Los ojos de la criatura adoptaron un brillo rojizo mientras se zafaba de su mano para acariciarle el pelo.

—Jared, ha pasado mucho tiempo.

—Lo siento mucho. —Y se le quebró la voz como si estuviera a punto de echarse a llorar.

La mujer le quitó las gafas de sol y dejó a la vista los extraños ojos de Jared, una mezcla de rojo, naranja y amarillo.

—Lo sé, couran. Pero a mí no tienes por qué pedirme perdón. Ahora levántate para que podamos volver a luchar juntos.

La mirada de Jared denotaba un tormento tan grande que Jericó sintió una opresión en el pecho.

—No volveré a fallaros, señora. Lo juro.

Ella esbozó una sonrisa amable.

—Comprendo por qué hiciste lo que hiciste. Lo digo con sinceridad, no con malicia. —Lo tomó de la mano y se la llevó al pecho, al corazón—. Ahora tienes que salvar a otros. Necesitamos actuar con rapidez. —Lo soltó y se apartó de él. Con un brillante destello recuperó la forma de espada.

Jared la agarró por la empuñadura, la besó con reverencia y se puso en pie.

Jericó miró a Aquerón, ansioso por comprender lo que acababa de suceder.

Ash se metió las manos en los bolsillos.

—Los sefirot tenían guerreros de élite llamados «mimoroux». Cada uno de ellos era elegido por la espada que portaba. Podían ser hombres o mujeres.

Jared usó sus poderes e hizo aparecer un tahalí que se colocó para llevar la espada.

—Takara pasó dos mil años sin un shiori.

—¿Sin un qué?

—Sin un guía. —Jared soltó un taco y añadió—: Nadie pudo blandirla. Hasta que llegué yo.

Jericó no lo comprendió hasta que Ash se lo explicó.

—Era la espada más poderosa de todas. Y quien la blandiera debía liderar a los demás sefirot.

«Mierda», pensó Jericó. Los sefirot habían sido traicionados por su líder. Por el elegido…

Jared meneó la cabeza.

—Merezco lo que me han hecho y mucho más. Pero ahora no estamos hablando del pasado. Debemos detener a Noir. —Miró a Aquerón—. ¿Tienes a tus carontes?

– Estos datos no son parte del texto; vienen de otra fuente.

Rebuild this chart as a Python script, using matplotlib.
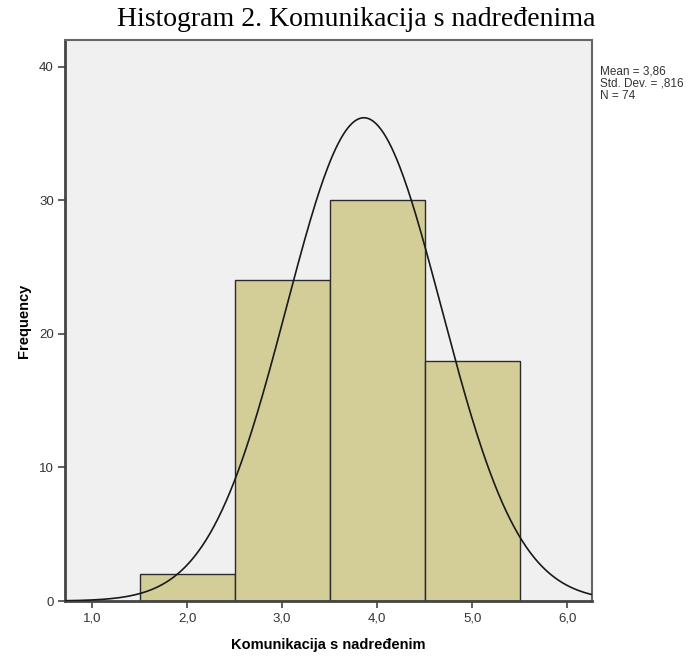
import matplotlib.pyplot as plt
import numpy as np

# Frekvencije po razredima (širina razreda 1)
centri = [2.0, 3.0, 4.0, 5.0]
frekvencije = [2, 24, 30, 18]
srednja = 3.86
std_dev = 0.816
n = 74
x_oznake = ['1,0', '2,0', '3,0', '4,0', '5,0', '6,0']
x_tickovi = [1.0, 2.0, 3.0, 4.0, 5.0, 6.0]
y_tickovi = [0, 10, 20, 30, 40]

fig = plt.figure(figsize=(7, 6.59), dpi=100)
ax = fig.add_axes([65 / 700, 1 - 601 / 659, 527 / 700, 561 / 659])
ax.set_facecolor('#f0f0f0')

ax.bar(centri, frekvencije, width=1.0, color='#d3ce97', edgecolor='#2b2b2b', linewidth=1.0, zorder=2)

# Normalna krivulja skalirana na broj slučajeva
xs = np.linspace(0.7, 6.3, 400)
ys = n * 1.0 / (std_dev * np.sqrt(2 * np.pi)) * np.exp(-0.5 * ((xs - srednja) / std_dev) ** 2)
ax.plot(xs, ys, color='#1a1a1a', linewidth=1.2, zorder=3)

ax.set_xlim(0.716, 6.26)
ax.set_ylim(0, 42.0)
ax.set_xticks(x_tickovi)
ax.set_xticklabels(x_oznake)
ax.set_yticks(y_tickovi)
ax.tick_params(axis='both', direction='out', length=5, width=1.2, color='#444444',
               labelsize=9.5, labelcolor='#333333', pad=3)
for side in ['left', 'bottom']:
    ax.spines[side].set_linewidth(2)
    ax.spines[side].set_color('#444444')
for side in ['top', 'right']:
    ax.spines[side].set_linewidth(1.5)
    ax.spines[side].set_color('#666666')

ax.set_xlabel('Komunikacija s nadređenim', fontsize=10.5, fontweight='bold',
              family='Liberation Sans', labelpad=10)
ax.set_ylabel('Frequency', fontsize=10.5, fontweight='bold', family='Liberation Sans', labelpad=6)
for lbl in ax.get_xticklabels() + ax.get_yticklabels():
    lbl.set_family('Liberation Sans')

fig.text(356 / 700, 1 - 19 / 659, 'Histogram 2. Komunikacija s nadređenima', ha='center', va='center',
         fontsize=20, family='Liberation Serif')
fig.text(600 / 700, 1 - 66 / 659, 'Mean = 3,86\nStd. Dev. = ,816\nN = 74', ha='left', va='top',
         fontsize=8.5, family='Liberation Sans', color='#333333', linespacing=1.0)

fig.savefig('out.png', dpi=100)
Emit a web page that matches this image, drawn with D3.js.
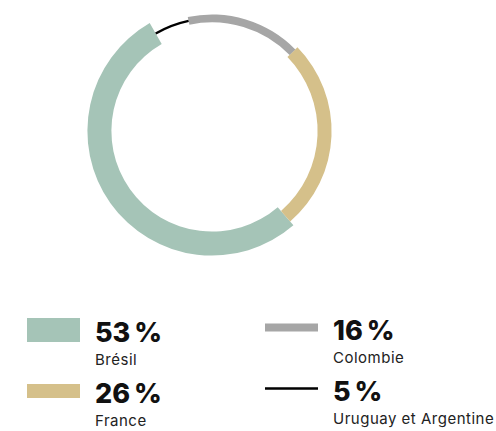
<!DOCTYPE html>
<html>
<head>
<meta charset="utf-8">
<script src="https://cdn.jsdelivr.net/npm/d3@7"></script>
<style>
  html, body { margin: 0; padding: 0; background: #fff; }
  svg { display: block; }
  .pct { font-family: Inter, 'Noto Sans', sans-serif; font-weight: 800; font-size: 27px; fill: #111; }
  .lbl { font-family: Inter, 'Noto Sans', sans-serif; font-weight: 400; font-size: 15px; letter-spacing: 0.5px; fill: #222; }
</style>
</head>
<body>
<div id="chart"></div>
<script>
// data
const countries = ['Brésil', 'France', 'Colombie', 'Uruguay et Argentine'];
const shares = [53, 26, 16, 5];

// styles
const colors = ['#a5c4b7', '#d5c08a', '#a6a6a6', '#000000'];
const thickness = [24, 14, 8, 2.5];

const width = 496, height = 431;
const svg = d3.select('#chart').append('svg')
  .attr('width', width)
  .attr('height', height);

const data = countries.map(function(c, i) {
  return {name: c, value: shares[i], color: colors[i], t: thickness[i]};
});

// ring, drawn counter-clockwise from the top-left
const cx = 212, cy = 131, r = 112.6;
const deg = Math.PI / 180;
const pie = d3.pie()
  .sort(null)
  .value(function(d) { return d.value; })
  .startAngle(330 * deg)
  .endAngle(-30 * deg);

const arc = d3.arc()
  .innerRadius(function(d) { return r - d.data.t / 2; })
  .outerRadius(function(d) { return r + d.data.t / 2; });

svg.append('g')
  .attr('transform', 'translate(' + cx + ',' + cy + ')')
  .selectAll('path')
  .data(pie(data))
  .enter().append('path')
  .attr('d', arc)
  .style('fill', function(d) { return d.data.color; });

// legend: two columns, two rows
const legX = d3.scaleOrdinal().domain([0, 1]).range([27, 265]);
const legY = d3.scaleOrdinal().domain([0, 1]).range([330, 391]);

const items = svg.append('g').selectAll('g')
  .data(data)
  .enter().append('g')
  .attr('transform', function(d, i) {
    const col = i < 2 ? 0 : 1;
    const row = i % 2;
    const dy = col === 1 ? -2.5 : 0;
    return 'translate(' + legX(col) + ',' + (legY(row) + dy) + ')';
  });

items.append('rect')
  .attr('x', 0)
  .attr('y', function(d) { return -d.t / 2; })
  .attr('width', 53)
  .attr('height', function(d) { return d.t; })
  .style('fill', function(d) { return d.color; });

items.append('text')
  .attr('class', 'pct')
  .attr('x', 68)
  .attr('y', 12)
  .text(function(d) { return d.value + '\u202F%'; });

items.append('text')
  .attr('class', 'lbl')
  .attr('x', 68)
  .attr('y', 35)
  .text(function(d) { return d.name; });
</script>
</body>
</html>
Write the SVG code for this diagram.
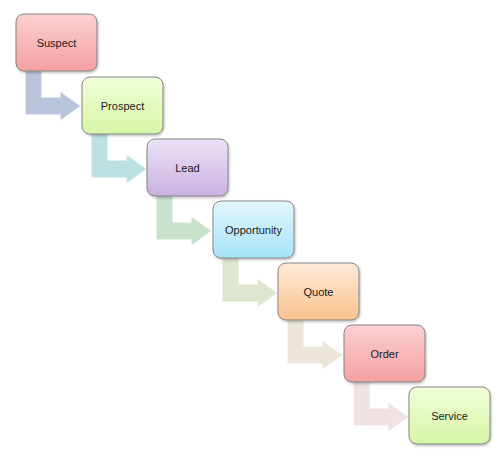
<svg xmlns="http://www.w3.org/2000/svg" width="501" height="459" viewBox="0 0 501 459">
  <defs>
    <style>
      .box { stroke: #858585; stroke-width: 1; filter: url(#sh); }
      .lbl { font-family: "Liberation Sans", Arial, sans-serif; font-size: 11px; fill: #1a1a1a; text-anchor: middle; dominant-baseline: central; }
      .arr { stroke: #ffffff; stroke-opacity: 0.7; stroke-width: 1.5; stroke-linejoin: miter; }
    </style>
    <filter id="sh" x="-10%" y="-10%" width="130%" height="130%">
      <feDropShadow dx="1" dy="1.5" stdDeviation="1.2" flood-color="#000" flood-opacity="0.25"/>
    </filter>
    <linearGradient id="gRed" x1="0" y1="0" x2="0" y2="1">
      <stop offset="0" stop-color="#fcd0d0"/>
      <stop offset="1" stop-color="#f4a0a0"/>
    </linearGradient>
    <linearGradient id="gGreen" x1="0" y1="0" x2="0" y2="1">
      <stop offset="0" stop-color="#f1ffd9"/>
      <stop offset="1" stop-color="#d6f5a6"/>
    </linearGradient>
    <linearGradient id="gPurple" x1="0" y1="0" x2="0" y2="1">
      <stop offset="0" stop-color="#ece3f6"/>
      <stop offset="1" stop-color="#c9b0e2"/>
    </linearGradient>
    <linearGradient id="gBlue" x1="0" y1="0" x2="0" y2="1">
      <stop offset="0" stop-color="#e2f7fd"/>
      <stop offset="1" stop-color="#a6e3f7"/>
    </linearGradient>
    <linearGradient id="gOrange" x1="0" y1="0" x2="0" y2="1">
      <stop offset="0" stop-color="#feead8"/>
      <stop offset="1" stop-color="#fbc28e"/>
    </linearGradient>
    <path id="bend" d="M 9,50 L 26,50 L 26,83 L 44,83 L 44,77 L 65,92 L 44,107 L 44,101 L 9,101 Z"/>
  </defs>
  <rect width="501" height="459" fill="#ffffff"/>
  <g id="connectors">
    <use href="#bend" class="arr" transform="translate(16,14)" fill="#b9c5dc"/>
    <use href="#bend" class="arr" transform="translate(82,77)" fill="#bde0e0"/>
    <use href="#bend" class="arr" transform="translate(147,139)" fill="#c8e2cb"/>
    <use href="#bend" class="arr" transform="translate(213,201)" fill="#dee6d2"/>
    <use href="#bend" class="arr" transform="translate(278,263)" fill="#ece6da"/>
    <use href="#bend" class="arr" transform="translate(344,325)" fill="#f0e2e2"/>
  </g>
  <g id="suspect">
    <rect class="box" x="16" y="14" width="81" height="57" rx="8" fill="url(#gRed)"/>
    <text class="lbl" x="56.5" y="42.5">Suspect</text>
  </g>
  <g id="prospect">
    <rect class="box" x="82" y="77" width="81" height="57" rx="8" fill="url(#gGreen)"/>
    <text class="lbl" x="122.5" y="105.5">Prospect</text>
  </g>
  <g id="lead">
    <rect class="box" x="147" y="139" width="81" height="57" rx="8" fill="url(#gPurple)"/>
    <text class="lbl" x="187.5" y="167.5">Lead</text>
  </g>
  <g id="opportunity">
    <rect class="box" x="213" y="201" width="81" height="57" rx="8" fill="url(#gBlue)"/>
    <text class="lbl" x="253.5" y="229.5">Opportunity</text>
  </g>
  <g id="quote">
    <rect class="box" x="278" y="263" width="81" height="57" rx="8" fill="url(#gOrange)"/>
    <text class="lbl" x="318.5" y="291.5">Quote</text>
  </g>
  <g id="order">
    <rect class="box" x="344" y="325" width="81" height="57" rx="8" fill="url(#gRed)"/>
    <text class="lbl" x="384.5" y="353.5">Order</text>
  </g>
  <g id="service">
    <rect class="box" x="409" y="387" width="81" height="57" rx="8" fill="url(#gGreen)"/>
    <text class="lbl" x="449.5" y="415.5">Service</text>
  </g>
</svg>
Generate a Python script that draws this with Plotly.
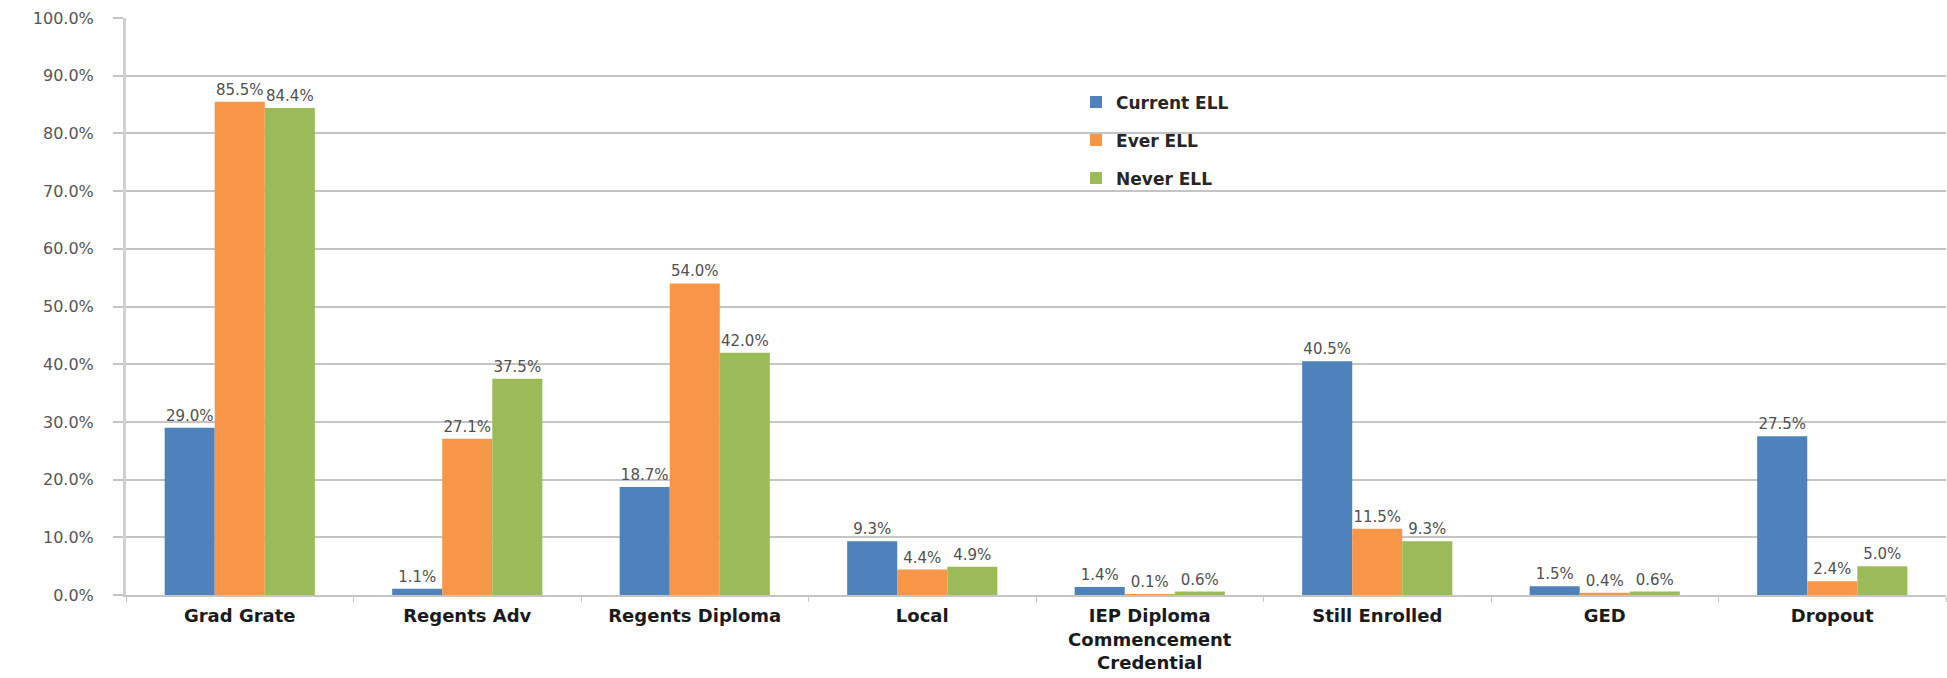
import plotly.graph_objects as go

categories = ["Grad Grate", "Regents Adv", "Regents Diploma", "Local",
              "IEP Diploma<br>Commencement<br>Credential", "Still Enrolled", "GED", "Dropout"]
current_ell = [29.0, 1.1, 18.7, 9.3, 1.4, 40.5, 1.5, 27.5]
ever_ell = [85.5, 27.1, 54.0, 4.4, 0.1, 11.5, 0.4, 2.4]
never_ell = [84.4, 37.5, 42.0, 4.9, 0.6, 9.3, 0.6, 5.0]
series_names = ["Current ELL", "Ever ELL", "Never ELL"]
colors = ["#4F81BD", "#F79646", "#9BBB59"]
y_ticks = [0, 10, 20, 30, 40, 50, 60, 70, 80, 90, 100]

fig = go.Figure()
for i, (name, vals, col) in enumerate(zip(series_names, [current_ell, ever_ell, never_ell], colors)):
    fig.add_trace(go.Bar(
        x=categories, y=vals, name=name, marker_color=col,
        marker_line_width=0,
        legendgroup=name,
        texttemplate="%{y:.1f}%", textposition="outside",
        textfont=dict(family="DejaVu Sans", size=15, color="#505050"),
        cliponaxis=False,
    ))

fig.update_layout(
    width=1947, height=678,
    margin=dict(l=126, r=1, t=18, b=83),
    plot_bgcolor="white", paper_bgcolor="white",
    barmode="group", bargap=0.34, bargroupgap=0,
    font=dict(family="DejaVu Sans", color="#404040"),
    legend=dict(
        x=0.522, y=0.885, xanchor="left", yanchor="top",
        font=dict(family="DejaVu Sans", size=17, color="#262626", weight="bold"),
        tracegroupgap=13, bgcolor="rgba(0,0,0,0)",
    ),
    showlegend=True,
)
fig.update_yaxes(
    range=[0, 100], tickvals=y_ticks,
    ticktext=[f"{v:.1f}%" for v in y_ticks],
    showgrid=True, gridcolor="#c4c4c4", gridwidth=1.5,
    ticks="outside", ticklen=10, tickcolor="#c4c4c4", tickwidth=1.5,
    ticklabelstandoff=16,
    tickfont=dict(family="DejaVu Sans", size=16, color="#555555"),
    showline=True, linecolor="#d0d0d0", linewidth=3,
    zeroline=False,
)
fig.update_xaxes(
    showline=True, linecolor="#c4c4c4", linewidth=1.5,
    ticks="outside", tickson="boundaries", ticklen=5, tickcolor="#c4c4c4",
    tickfont=dict(family="DejaVu Sans", size=18, color="#1a1a1a", weight="bold"),
    ticklabelstandoff=4,
)

fig.write_html("out.html")
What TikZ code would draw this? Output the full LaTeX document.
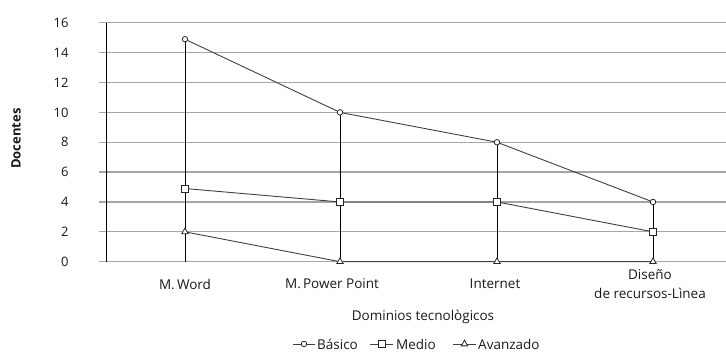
\documentclass[tikz,border=0pt]{standalone}
\usepackage{fontspec}
\setmainfont{Open Sans}
\usetikzlibrary{shapes.geometric}

\begin{document}
\begin{tikzpicture}[x=1pt, y=1pt, font=\fontsize{13.5}{16}\selectfont, text=black!90,
	grid/.style={gray!70, line width=1.3pt},
	serie/.style={black!75, line width=0.9pt},
	drop/.style={black, line width=0.8pt},
	bas/.style={circle, draw=black!85, fill=white, line width=0.8pt, inner sep=0pt, minimum size=5.5pt},
	med/.style={rectangle, draw=black!85, fill=white, line width=0.8pt, inner sep=0pt, minimum size=7pt},
	ava/.style={regular polygon, regular polygon sides=3, draw=black!85, fill=white, line width=0.8pt, inner sep=0pt, minimum size=7.5pt}]
	\useasboundingbox (0,0) rectangle (726,352);
	\begin{scope}[shift={(0,90.3)}, y=14.93pt]
		\foreach \v in {0,2,...,16} {
			\draw[grid] (99,\v) -- (726,\v);
			\node[anchor=east, font=\fontsize{13}{16}\selectfont] (t\v) at (72,\v) {\v};
		}
		\draw[drop] (106,0) -- (106,16);
		% drop lines
		\foreach \i/\x/\b in {1/185/14.9, 2/340/10, 3/497/8, 4/653/4} {
			\coordinate (c\i) at (\x,0);
			\coordinate (d\i) at (\x,\b);
			\draw[drop] (d\i) -- (c\i);
		}
		\foreach \i/\x/\b/\m/\a in {1/185/14.9/4.9/2, 2/340/10/4/0, 3/497/8/4/0, 4/653/4/2/0} {
			\node[bas] (b\i) at (\x,\b) {};
			\node[med] (m\i) at (\x,\m) {};
			\node[ava] (a\i) at (\x,\a) {};
		}
		\draw[serie] (b1) -- (b2) -- (b3) -- (b4);
		\draw[serie] (m1) -- (m2) -- (m3) -- (m4);
		\draw[serie] (a1) -- (a2) -- (a3) -- (a4);
	\end{scope}
	\node[rotate=90, font=\fontsize{13}{16}\selectfont\bfseries] (ytit) at (16,213.5) {Docentes};
	\node (l1) at (185,68) {M.\,Word};
	\node (l2) at (332,68) {M.\,Power Point};
	\node (l3) at (495,68) {Internet};
	\node[align=center, font=\fontsize{13.5}{19}\selectfont] (l4) at (650,68) {Diseño\\de recursos-Lìnea};
	\node (xtit) at (423,35) {Dominios tecnològicos};
	% legend
	\draw[serie] (293,8) -- (315,8);
	\node[bas] (kb) at (304,8) {};
	\node[anchor=west, inner sep=1pt] (tb) at (316,8) {Básico};
	\draw[serie] (370,8) -- (393,8);
	\node[med] (km) at (381.5,8) {};
	\node[anchor=west, inner sep=1pt] (tm) at (395,8) {Medio};
	\draw[serie] (453,8) -- (476,8);
	\node[ava] (ka) at (464.5,8) {};
	\node[anchor=west, inner sep=1pt] (ta) at (477,8) {Avanzado};
\end{tikzpicture}
\end{document}
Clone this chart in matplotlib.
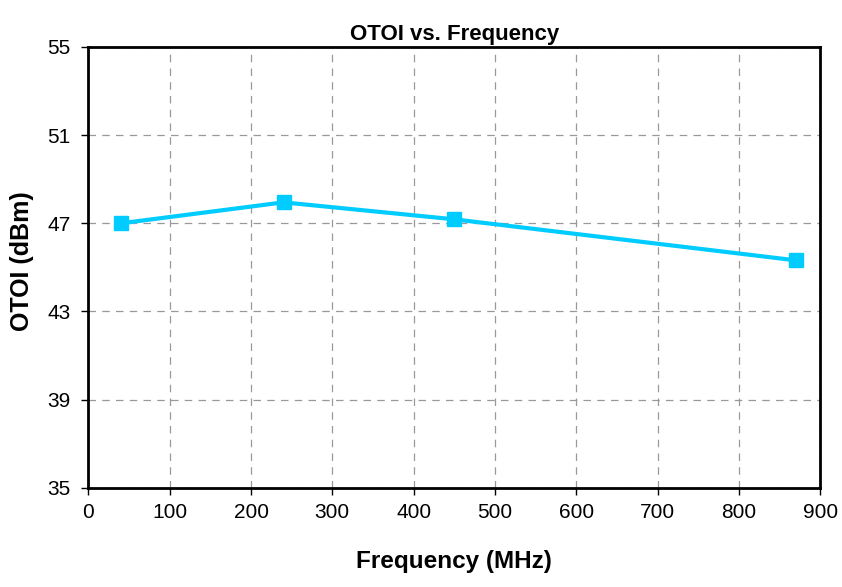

—Estarán listos cuando lo estemos nosotros.

Fobos se adelantó.

—Yo cuento con algunos Dolofoni y Óneiroi.

Jared asintió con la cabeza.

—En ese caso, atacaremos. Que la Fuente nos guíe por el camino correcto.

Jericó resopló.

—Que le den a la Fuente. Aquí estamos para vengarnos, y Noir se va a arrepentir de haberme tocado las narices.